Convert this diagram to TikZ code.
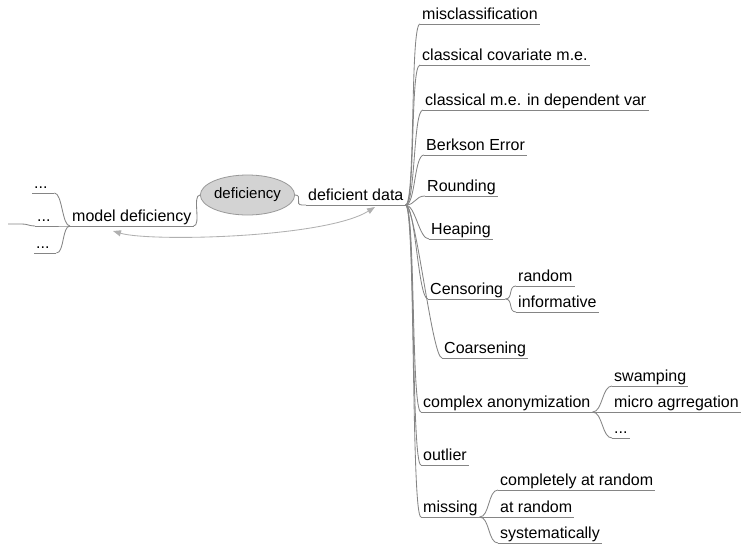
\documentclass[tikz,border=0pt]{standalone}
\usepackage{fontspec}
\setmainfont{Liberation Sans}
\usetikzlibrary{shapes.geometric,arrows.meta}
\definecolor{linegray}{HTML}{858585}
\definecolor{arrgray}{HTML}{B0B0B0}
\definecolor{ellfill}{HTML}{D3D3D3}
\definecolor{ellline}{HTML}{999999}
\tikzset{
  leaf/.style={anchor=south west, inner xsep=2pt, inner ysep=4pt,
    text height=11.5pt, text depth=0pt, font=\fontsize{16}{19}\selectfont},
  dots/.style={leaf, text width=18pt, align=left},
  edge/.style={draw=linegray, line width=0.85pt},
  center/.style={ellipse, draw=ellline, fill=ellfill, line width=0.8pt,
    minimum width=79pt, minimum height=40pt, inner sep=0pt,
    font=\fontsize{15}{18}\selectfont},
  link/.style={draw=arrgray, line width=0.85pt,
    {Triangle[length=8pt,width=6pt]}-{Triangle[length=8pt,width=6pt]}}
}
\begin{document}
\begin{tikzpicture}[x=1pt,y=-1pt]
\useasboundingbox (0,0) rectangle (741,544);
% center and level 1
\node[center] (def) at (247.5,195) {deficiency};
\node[leaf] (md) at (70,226) {model deficiency};
\node[leaf] (dd) at (306,205) {deficient data};
% left children
\node[dots] (l1) at (32,193) {...};
\node[dots] (l2) at (35,226) {...};
\node[dots] (l3) at (34,253) {...};
\coordinate (lstub) at (8,224);
% right children
\node[leaf] (c1) at (420,24) {misclassification};
\node[leaf] (c2) at (420,65) {classical covariate m.e.};
\node[leaf] (c3) at (423,110) {classical m.e. in dependent var};
\node[leaf] (c4) at (424,155) {Berkson Error};
\node[leaf] (c5) at (425,196) {Rounding};
\node[leaf] (c6) at (429,239) {Heaping};
\node[leaf] (c7) at (428,299) {Censoring};
\node[leaf] (c8) at (442,358) {Coarsening};
\node[leaf] (c9) at (421,412) {complex anonymization};
\node[leaf] (c10) at (421,465) {outlier};
\node[leaf] (c11) at (421,517) {missing};
% grandchildren
\node[leaf] (g71) at (516,286) {random};
\node[leaf] (g72) at (516,312) {informative};
\node[leaf] (g91) at (612,386) {swamping};
\node[leaf] (g92) at (612,412) {micro agrregation};
\node[leaf] (g93) at (612,438) {...};
\node[leaf] (g111) at (498,490) {completely at random};
\node[leaf] (g112) at (498,517) {at random};
\node[leaf] (g113) at (498,543) {systematically};
% underlines
\foreach \n in {md,dd,l1,l2,l3,c1,c2,c3,c4,c5,c6,c7,c8,c9,c10,c11,g71,g72,g91,g92,g93,g111,g112,g113}
  \draw[edge] (\n.south west) -- (\n.south east);
% center connections
\draw[edge] (md.south east) .. controls +(8,0) and +(-8,0) .. (def.west);
\draw[edge] (def.east) .. controls +(8,0) and +(-8,0) .. ([xshift=-4pt]dd.south west) -- (dd.south west);
% left side
\foreach \n in {l1,l2,l3}
  \draw[edge] (\n.south east) .. controls +(8,0) and +(-8,0) .. (md.south west);
\draw[edge] (lstub) -- (22,224) .. controls (28,224) and (29,226) .. (l2.south west);
% right side
\foreach \n in {c1,c2,c3,c4,c5,c6,c7,c8,c9,c10,c11}
  \draw[edge] (dd.south east) .. controls +(10,0) and +(-10,0) .. (\n.south west);
\foreach \n in {g71,g72}
  \draw[edge] (c7.south east) .. controls +(8,0) and +(-8,0) .. (\n.south west);
\foreach \n in {g91,g92,g93}
  \draw[edge] (c9.south east) .. controls +(10,0) and +(-10,0) .. (\n.south west);
\foreach \n in {g111,g112,g113}
  \draw[edge] (c11.south east) .. controls +(10,0) and +(-10,0) .. (\n.south west);
% gray link arrow
\coordinate (arrA) at (113,231);
\coordinate (arrB) at (375,207);
\draw[link] (arrA) .. controls (150,242) and (325,238) .. (arrB);
\end{tikzpicture}
\end{document}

§ Work to complete: Give every line back word for word and leave the pictures out.

§ Task response:
Convert this diagram to TikZ code.
\documentclass[tikz,border=0pt]{standalone}
\usepackage{fontspec}
\setmainfont{Liberation Sans}
\usetikzlibrary{shapes.geometric,arrows.meta}
\definecolor{linegray}{HTML}{858585}
\definecolor{arrgray}{HTML}{B0B0B0}
\definecolor{ellfill}{HTML}{D3D3D3}
\definecolor{ellline}{HTML}{999999}
\tikzset{
  leaf/.style={anchor=south west, inner xsep=2pt, inner ysep=4pt,
    text height=11.5pt, text depth=0pt, font=\fontsize{16}{19}\selectfont},
  dots/.style={leaf, text width=18pt, align=left},
  edge/.style={draw=linegray, line width=0.85pt},
  center/.style={ellipse, draw=ellline, fill=ellfill, line width=0.8pt,
    minimum width=79pt, minimum height=40pt, inner sep=0pt,
    font=\fontsize{15}{18}\selectfont},
  link/.style={draw=arrgray, line width=0.85pt,
    {Triangle[length=8pt,width=6pt]}-{Triangle[length=8pt,width=6pt]}}
}
\begin{document}
\begin{tikzpicture}[x=1pt,y=-1pt]
\useasboundingbox (0,0) rectangle (741,544);
% center and level 1
\node[center] (def) at (247.5,195) {deficiency};
\node[leaf] (md) at (70,226) {model deficiency};
\node[leaf] (dd) at (306,205) {deficient data};
% left children
\node[dots] (l1) at (32,193) {...};
\node[dots] (l2) at (35,226) {...};
\node[dots] (l3) at (34,253) {...};
\coordinate (lstub) at (8,224);
% right children
\node[leaf] (c1) at (420,24) {misclassification};
\node[leaf] (c2) at (420,65) {classical covariate m.e.};
\node[leaf] (c3) at (423,110) {classical m.e. in dependent var};
\node[leaf] (c4) at (424,155) {Berkson Error};
\node[leaf] (c5) at (425,196) {Rounding};
\node[leaf] (c6) at (429,239) {Heaping};
\node[leaf] (c7) at (428,299) {Censoring};
\node[leaf] (c8) at (442,358) {Coarsening};
\node[leaf] (c9) at (421,412) {complex anonymization};
\node[leaf] (c10) at (421,465) {outlier};
\node[leaf] (c11) at (421,517) {missing};
% grandchildren
\node[leaf] (g71) at (516,286) {random};
\node[leaf] (g72) at (516,312) {informative};
\node[leaf] (g91) at (612,386) {swamping};
\node[leaf] (g92) at (612,412) {micro agrregation};
\node[leaf] (g93) at (612,438) {...};
\node[leaf] (g111) at (498,490) {completely at random};
\node[leaf] (g112) at (498,517) {at random};
\node[leaf] (g113) at (498,543) {systematically};
% underlines
\foreach \n in {md,dd,l1,l2,l3,c1,c2,c3,c4,c5,c6,c7,c8,c9,c10,c11,g71,g72,g91,g92,g93,g111,g112,g113}
  \draw[edge] (\n.south west) -- (\n.south east);
% center connections
\draw[edge] (md.south east) .. controls +(8,0) and +(-8,0) .. (def.west);
\draw[edge] (def.east) .. controls +(8,0) and +(-8,0) .. ([xshift=-4pt]dd.south west) -- (dd.south west);
% left side
\foreach \n in {l1,l2,l3}
  \draw[edge] (\n.south east) .. controls +(8,0) and +(-8,0) .. (md.south west);
\draw[edge] (lstub) -- (22,224) .. controls (28,224) and (29,226) .. (l2.south west);
% right side
\foreach \n in {c1,c2,c3,c4,c5,c6,c7,c8,c9,c10,c11}
  \draw[edge] (dd.south east) .. controls +(10,0) and +(-10,0) .. (\n.south west);
\foreach \n in {g71,g72}
  \draw[edge] (c7.south east) .. controls +(8,0) and +(-8,0) .. (\n.south west);
\foreach \n in {g91,g92,g93}
  \draw[edge] (c9.south east) .. controls +(10,0) and +(-10,0) .. (\n.south west);
\foreach \n in {g111,g112,g113}
  \draw[edge] (c11.south east) .. controls +(10,0) and +(-10,0) .. (\n.south west);
% gray link arrow
\coordinate (arrA) at (113,231);
\coordinate (arrB) at (375,207);
\draw[link] (arrA) .. controls (150,242) and (325,238) .. (arrB);
\end{tikzpicture}
\end{document}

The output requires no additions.